We’re the commercialization partner for the Joint Center for Energy Storage Research at Argonne, which is looking to develop storage technology beyond lithium ion. We’re invested in a series of battery companies as well as companies that have hardware and software solutions for distributed generation.
This is clearly an opportunity area for emerging technology companies because the utilities are having to think about what their new business models will be; and what will be required to achieve those new business models are all in the nascent stages right now. We’re helping to support the companies that hopefully will be the key to the utility of the future.
What are major challenges and opportunities facing Chicago or the Midwest on the clean energy transition front?
The Midwest has tremendous assets between the Big Ten schools and other universities with world-class engineering programs. We have Argonne, Fermilab, the Gas Technology Institute, right here in Chicago. And look at the number of Fortune 500 corporations in the Midwest, we definitely have an advantage in terms of the customer base.
We have all the building blocks, you layer on top of that this emerging entrepreneurial class. You put all those pieces together and Chicago is really positioned to be a leader in clean tech. We can clearly be a leader in energy storage. We could also be one of the leaders in efficiency in the built environment, because we have a concentration of the big players here.

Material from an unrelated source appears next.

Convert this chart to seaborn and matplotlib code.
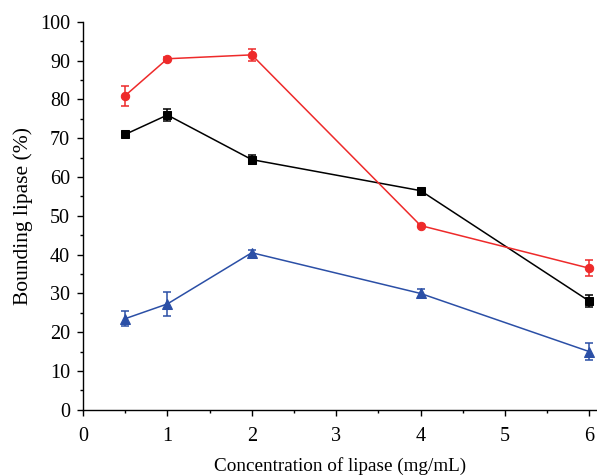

I’m just extremely optimistic about what’s going on. There was a period where people were concerned that the first wave of clean tech investing ran into the rocks and a lot of traditional venture capital pulled out as a result, because the nature of clean tech investing is different than other types of investing. You now have foundations such as MacArthur getting involved in clean tech. You also have family offices and wealthy philanthropists who made their money as entrepreneurs, who are looking to deploy that money through direct investment.
The philosophy is that investing in emerging technologies can solve world problems, that solutions will emerge from entrepreneurial initiatives.